I read with interest the letter to the editor by Dr Kostas Panagiotopoulos in the November 2021 issue of the BCMJ. I would like to add another suggestion to save time, money, and resources. For 8 years I was director of St. Paul’s F.A.S.T. Clinic (Foot and Ankle Screening and Triage). I also provide lower extremity virtual consultation for GPs in BC for their patients with orthopaedic problems through The RACE Line (Rapid Access for Consultative Expertise). In most cases, imaging has already been obtained before I am consulted. For foot and ankle problems, it is often essential and critical for these issues to be evaluated with weight-bearing radiographs. Unfortunately, most preliminary imaging is done without weight-bearing stress by default. This makes many common conditions such as Lisfranc’s fracture dislocation and syndesmosis disruption accompanying ankle injuries very difficult to diagnose. The lack of appropriate imaging also necessitates additional imaging with its additional burden on resources and cost, not to mention the inconvenience to the patient to go back for more X-rays. I strongly recommend to GPs in BC that all foot and ankle radiographs be requested with weight-bearing views unless the severity of the trauma or pain precludes standing imaging.
—Jeffrey L. Nacht, MD
Clinical Professor of Orthopaedic Surgery, UBC Faculty of Medicine
This letter was submitted in response to “Unnecessary musculoskeletal MRIs.”
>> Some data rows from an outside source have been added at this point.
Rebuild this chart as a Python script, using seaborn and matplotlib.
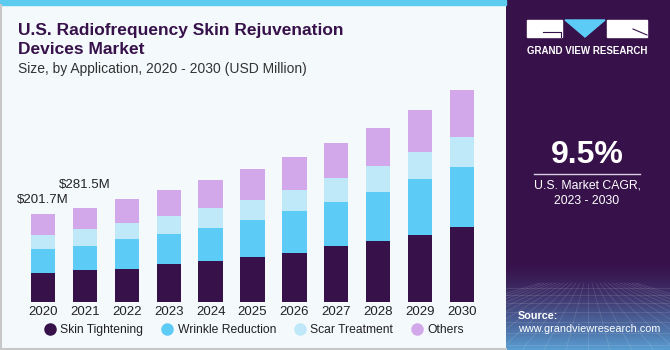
import numpy as np
import pandas as pd
import matplotlib
matplotlib.use("Agg")
import matplotlib.pyplot as plt
from matplotlib.patches import Rectangle, Polygon
from matplotlib.lines import Line2D
import seaborn as sns

# data (USD Million)
years = ["2020", "2021", "2022", "2023", "2024", "2025", "2026", "2027", "2028", "2029", "2030"]
skin_tightening = [66.2, 72.4, 76.1, 86.8, 94.3, 102.8, 111.9, 127.2, 139.3, 153.7, 170.6]
wrinkle_reduction = [54.0, 56.4, 66.9, 68.5, 75.4, 85.2, 96.6, 101.2, 111.2, 127.2, 138.6]
scar_treatment = [32.0, 37.2, 36.5, 41.8, 45.7, 45.0, 47.3, 54.1, 59.4, 61.7, 67.8]
others = [49.5, 49.6, 54.8, 57.8, 64.0, 71.5, 76.1, 81.5, 88.4, 96.6, 106.7]
segments = ["Skin Tightening", "Wrinkle Reduction", "Scar Treatment", "Others"]
colors = ["#37114a", "#5ccbf5", "#bfe9f9", "#d3a8ea"]
value_labels = {"2020": "$201.7M", "2021": "$281.5M"}

df = pd.DataFrame({"year": years, "Skin Tightening": skin_tightening,
                   "Wrinkle Reduction": wrinkle_reduction,
                   "Scar Treatment": scar_treatment, "Others": others})

plt.rcParams["font.family"] = ["Liberation Sans", "DejaVu Sans"]
W, H = 670, 350
fig = plt.figure(figsize=(6.7, 3.5), dpi=100)
fig.patch.set_facecolor("#f4f9fc")

def fx(x):
    return x / W

def fy(y):
    return 1 - y / H

# top stripe + frame
fig.add_artist(Rectangle((0, fy(5)), fx(506), 5 / H, color="#5ccbf0", transform=fig.transFigure))
fig.add_artist(Line2D([fx(1), fx(1)], [fy(348), fy(5)], color="#c8c8c8", lw=1.5, transform=fig.transFigure))
fig.add_artist(Line2D([fx(1), fx(506)], [fy(348.5), fy(348.5)], color="#c8c8c8", lw=1.5, transform=fig.transFigure))

# stacked bars
ax = fig.add_axes([fx(13.7), fy(302), fx(491.3 - 13.7), 242 / H])
ax.set_facecolor("none")
cum = df[segments].cumsum(axis=1)
for seg, col in reversed(list(zip(segments, colors))):
    sns.barplot(data=cum.assign(year=df["year"]), x="year", y=seg, color=col,
                width=0.58, saturation=1, ax=ax, linewidth=0)
ax.set_xlim(-0.7, 10.7)
ax.set_ylim(0, 242 * 201.7 / 88.3)
ax.set_xlabel("")
ax.set_ylabel("")
ax.set_yticks([])
ax.tick_params(axis="x", length=0, pad=3, labelsize=9.5, labelcolor="#222222")
for s in ax.spines.values():
    s.set_visible(False)

totals = cum["Others"].tolist()
offsets = {"2020": 14, "2021": 23}
for i, yr in enumerate(years):
    if yr in value_labels:
        ax.annotate(value_labels[yr], (i, totals[i]), xytext=(0, offsets[yr]),
                    textcoords="offset pixels", ha="center", va="center",
                    fontsize=9.5, color="#222222")

# titles
fig.text(fx(18), fy(35), "U.S. Radiofrequency Skin Rejuvenation",
         fontsize=12.5, fontweight="bold", color="#37114a", va="baseline")
fig.text(fx(18), fy(54), "Devices Market",
         fontsize=12.5, fontweight="bold", color="#37114a", va="baseline")
fig.text(fx(18), fy(72.5), "Size, by Application, 2020 - 2030 (USD Million)",
         fontsize=10, color="#333333", va="baseline")

# legend
handles = [Line2D([], [], marker="o", ls="", markersize=8, markerfacecolor=c,
                  markeredgecolor=c) for c in colors]
fig.legend(handles, segments, loc="center", bbox_to_anchor=(fx(254), fy(330)),
           ncol=4, frameon=False, fontsize=8.7, handletextpad=0.35, columnspacing=1.5,
           handlelength=1.0, labelcolor="#222222")

# right panel
pax = fig.add_axes([fx(506), 0, fx(670 - 506), 1])
pax.set_xlim(506, 670)
pax.set_ylim(350, 0)
pax.axis("off")
grad = np.ones((350, 1, 3)) * np.array([0x37, 0x11, 0x4a]) / 255
bottom = np.array([0x5a, 0xa0, 0xd4]) / 255
for r in range(262, 350):
    t = ((r - 262) / 88) ** 1.4
    grad[r, 0] = grad[0, 0] * (1 - t) + bottom * t
pax.imshow(grad, extent=(506, 670, 350, 0), aspect="auto")
# faint perspective grid
for k in range(-12, 13):
    pax.plot([588 + k * 4, 588 + k * 22], [283, 350], color="white", lw=0.4, alpha=0.18)
for yy in [288, 295, 303, 312, 322, 333, 345]:
    pax.plot([506, 670], [yy, yy], color="white", lw=0.4, alpha=0.18)

# logo
pax.add_patch(Rectangle((527, 20), 35, 17, color="white"))
pax.add_patch(Polygon([[565, 20], [605, 20], [585, 37]], color="#5ccbf5"))
pax.add_patch(Rectangle((607, 20), 40, 17, color="white"))
pax.plot([543, 561, 561], [31.5, 31.5, 37], color="#37114a", lw=0.8)
pax.plot([633, 647], [29, 35], color="#37114a", lw=0.8)
pax.text(587.5, 51, "GRAND VIEW RESEARCH", color="white", fontsize=7,
         fontweight="bold", ha="center", va="center")

pax.text(587, 155, "9.5%", color="white", fontsize=23, fontweight="bold",
         ha="center", va="center")
pax.plot([534, 640], [173.5, 173.5], color="#d8d0e0", lw=1)
pax.text(587, 193, "U.S. Market CAGR,\n2023 - 2030", color="white", fontsize=8.8,
         ha="center", va="center", linespacing=1.35)
pax.text(518, 316, "Source:", color="white", fontsize=7.8, fontweight="bold",
         va="center")
pax.text(518, 329.5, "www.grandviewresearch.com", color="white", fontsize=7.8,
         va="center")

fig.savefig("out.png", dpi=100, facecolor=fig.get_facecolor())
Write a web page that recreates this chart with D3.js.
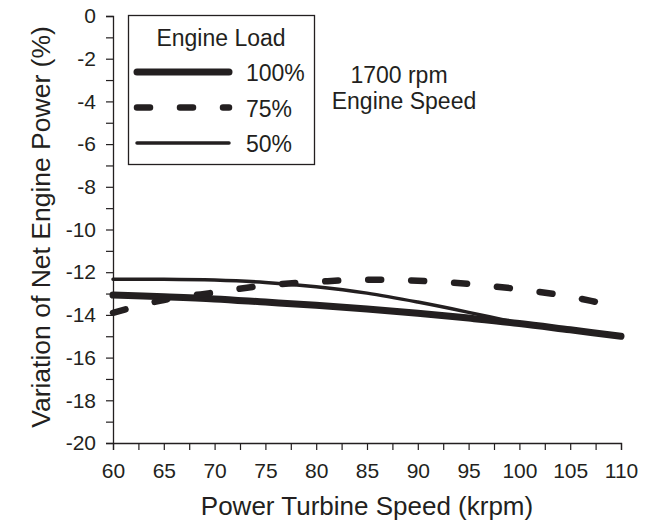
<!DOCTYPE html>
<html>
<head>
<meta charset="utf-8">
<script src="https://cdn.jsdelivr.net/npm/d3@7"></script>
<style>
    body { margin: 0; background: #fff; }
    text { font-family: "Liberation Sans", Arial, sans-serif; fill: #231f20; }
</style>
</head>
<body>
<svg id="chart"></svg>
<script>
// chart data
var speed = [60, 65, 70, 75, 80, 85, 90, 95, 100, 105, 110];
var load100 = [-13.07, -13.15, -13.25, -13.4, -13.55, -13.72, -13.92, -14.15, -14.4, -14.7, -15.0];
var load75 = [-13.9, -13.3, -12.95, -12.62, -12.45, -12.35, -12.4, -12.55, -12.8, -13.15, -13.65];
var load50 = [-12.33, -12.33, -12.37, -12.48, -12.68, -12.98, -13.4, -13.88, -14.4];
var xTicks = [60, 65, 70, 75, 80, 85, 90, 95, 100, 105, 110];
var yTicks = [0, -2, -4, -6, -8, -10, -12, -14, -16, -18, -20];
var legendLabels = ["100%", "75%", "50%"];

const chartW = 652,
    chartH = 523,
    ink = "#231f20";

var svg = d3.select("#chart")
    .attr("width", chartW)
    .attr("height", chartH);

var xScale = d3.scaleLinear().domain([60, 110]).range([113, 621]);
var yScale = d3.scaleLinear().domain([-20, 0]).range([443, 16]);

// minor ticks every 2.5 krpm and every 1 %
var xMinor = d3.range(60, 110.01, 2.5);
var yMinor = d3.range(-20, 0.01, 1);

var xAxis = d3.axisBottom(xScale)
    .tickValues(xMinor)
    .tickSize(7)
    .tickPadding(13)
    .tickFormat(function(d) { return xTicks.indexOf(d) >= 0 ? String(d) : ""; });
var yAxis = d3.axisLeft(yScale)
    .tickValues(yMinor)
    .tickSize(7)
    .tickPadding(10)
    .tickFormat(function(d) { return yTicks.indexOf(d) >= 0 ? String(d) : ""; });

var gx = svg.append("g")
    .attr("transform", "translate(0," + yScale(-20) + ")")
    .call(xAxis);
var gy = svg.append("g")
    .attr("transform", "translate(" + xScale(60) + ",0)")
    .call(yAxis);

[gx, gy].forEach(function(g) {
    g.select(".domain").attr("stroke", ink).attr("stroke-width", 1.3);
    g.selectAll(".tick line").attr("stroke", ink).attr("stroke-width", 1.2);
    g.selectAll(".tick text")
        .style("font-size", "21px")
        .attr("fill", ink);
});

// axis titles
svg.append("text")
    .attr("x", (xScale(60) + xScale(110)) / 2)
    .attr("y", 515)
    .attr("text-anchor", "middle")
    .style("font-size", "26px")
    .text("Power Turbine Speed (krpm)");
svg.append("text")
    .attr("transform", "translate(50,227) rotate(-90)")
    .attr("text-anchor", "middle")
    .style("font-size", "26.5px")
    .text("Variation of Net Engine Power (%)");

// curves
var line = d3.line()
    .x(function(d) { return xScale(d[0]); })
    .y(function(d) { return yScale(d[1]); })
    .curve(d3.curveCatmullRom);

var series = [
    {values: load100, width: 7, dash: null},
    {values: load75, width: 6.5, dash: "13 30"},
    {values: load50, width: 3.5, dash: null}
];

series.forEach(function(s) {
    svg.append("path")
        .datum(s.values.map(function(v, i) { return [speed[i], v]; }))
        .attr("d", line)
        .attr("fill", "none")
        .attr("stroke", ink)
        .attr("stroke-width", s.width)
        .attr("stroke-linecap", "round")
        .attr("stroke-dasharray", s.dash);
});

// legend
var legend = svg.append("g");
legend.append("rect")
    .attr("x", 128.5)
    .attr("y", 15.5)
    .attr("width", 186)
    .attr("height", 149)
    .attr("fill", "#fff")
    .attr("stroke", ink)
    .attr("stroke-width", 1.3);
legend.append("text")
    .attr("x", 221)
    .attr("y", 46)
    .attr("text-anchor", "middle")
    .style("font-size", "23px")
    .text("Engine Load");

var rowY = [72, 107.5, 143];
series.forEach(function(s, i) {
    legend.append("line")
        .attr("x1", 137)
        .attr("x2", 229)
        .attr("y1", rowY[i])
        .attr("y2", rowY[i])
        .attr("stroke", ink)
        .attr("stroke-width", s.width)
        .attr("stroke-linecap", "round")
        .attr("stroke-dasharray", s.dash);
    legend.append("text")
        .attr("x", 246)
        .attr("y", rowY[i] + 9)
        .style("font-size", "23px")
        .text(legendLabels[i]);
});

// annotation
svg.append("text")
    .attr("x", 399)
    .attr("y", 83)
    .attr("text-anchor", "middle")
    .style("font-size", "23px")
    .text("1700 rpm");
svg.append("text")
    .attr("x", 404)
    .attr("y", 109)
    .attr("text-anchor", "middle")
    .style("font-size", "23px")
    .text("Engine Speed");
</script>
</body>
</html>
Comment from Dr Brian Day: Dr Nacht makes a valid point that I wholeheartedly support. I would simply add that, when possible, weight-bearing views should also be performed in the assessment of hip and knee joint pathology, especially when there is a possibility that a procedural intervention may be required. As Dr Nacht points out with the foot and ankle, acute trauma where a fracture may be present are exceptions.